The new solar farm is now owned and operated by Hawaiian Electric Co. In exchange, HECO made $5 million in upgrades to three electrical substations and installed new electrical switches in the Pearl Harbor area.
That seems a good deal. The farm is projected to save on oil-based operational costs, $109 million over 25 years, a significant step.
And it’s good to see Hawaiian Electric Companies — HECO, Maui Electric and Hawaii Electric Light — create a unified Customer Energy Resources department to steer more ratepayers to rooftop solar and other solutions. The strategy does indeed need to increase customer participation.
That’s not the only hopeful sign. The utility reports that more than 100 proposals have arrived in response to a call for more renewable energy projects to quicken the transition away from fossil fuels.
This would be Hawaii’s largest single green-energy procurement effort and one of the largest by a U.S. utility, Hawaiian Electric executives have announced.
The exact where-when-how of the final projects won’t be known until the final award groups are names in May, according to the utility company, but proposals already include use of solar, wind, energy storage and other technologies.
There’s the rub. Current events suggest there could be more vehement opposition to projects — especially wind energy.
That’s become clear enough with the heated protests mounted against Na Pua Makani, the Kahuku windfarm project that’s already begun the construction process for eight turbines nearly 570 feet tall, cited as the tallest in the nation.
The project planners, AES Corp., increased the height to compensate for the reduction in the number of turbines, down from 13-15, according to the Na Pua Makani website.
The community resistance has been present throughout the regulatory review, but protest increased in temperature during the transport of turbine components to the project site. The protesters describe themselves as “protectors,” as have those who have assembled for months to block the construction of the Thirty Meter Telescope.
The windfarm opponents may have adopted the stance of the Mauna Kea “kia‘i,” but haven’t yet enjoyed their success.
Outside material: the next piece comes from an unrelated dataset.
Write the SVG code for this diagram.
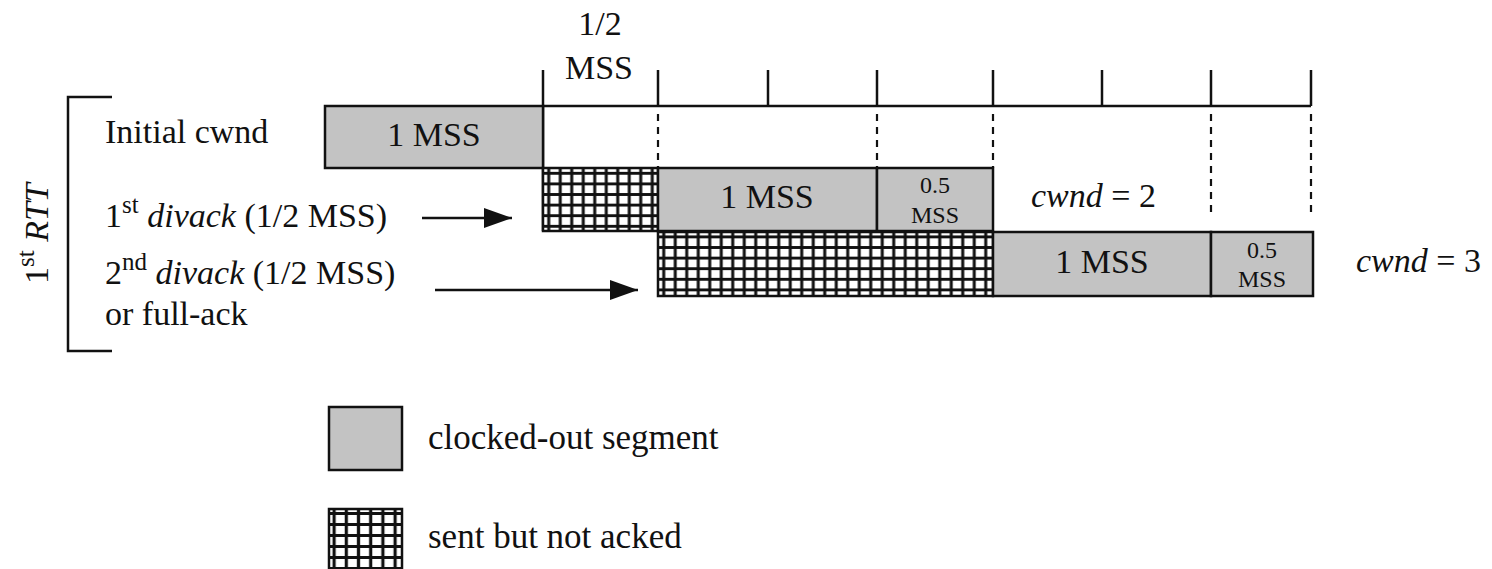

AES has managed to get its turbines transported to the site, whereas the telescope consortium still awaits any official act to clear access to the TMT’s summit location.
Still, the combination of blockades, convoys and other high-profile demonstrations appears to have raised the threshold of what demonstrations might be expected of projects seen by the community as intrusive. AES still could face legal hurdles, though it is pressing ahead, despite any potential risk of a work-stoppage.
Should there be wind projects in the final list of HECO’s large-scale push for green energy, however, their proponents might not have the same resolve.
Wind has figured in the utility’s Power Supply Improvement Plan (PSIP), a blueprint filed with the Public Utilities Commission charting specific actions through 2021 to speed green-energy conversion as required by state law, by 2045. The document notes plans for 157 MW of grid-scale wind projects in the overall mix.
HECO also has gone to the PUC with a request for a roughly 4.1% rate increase, and as part of that review, the commission has arranged for a management audit of HECO to be conducted independently by Munro Tulloch Inc., consultants in the utility sector. “Program and project management” will be part of the audit’s scope, so more information on how the utility is addressing this issue should be forthcoming.
Meanwhile, the U.N. World Meteorological Organization has just reported that greenhouse gas emissions have hit a record high, which, if anything, makes the need to stay on track all the more urgent.
The pressure to keep the well-developed wind technologies in the state’s energy portfolio will be intense, but for it to stay there, the utility, its private partners and the state will need to sharpen efforts to address community concerns. They are not likely to go away anytime soon.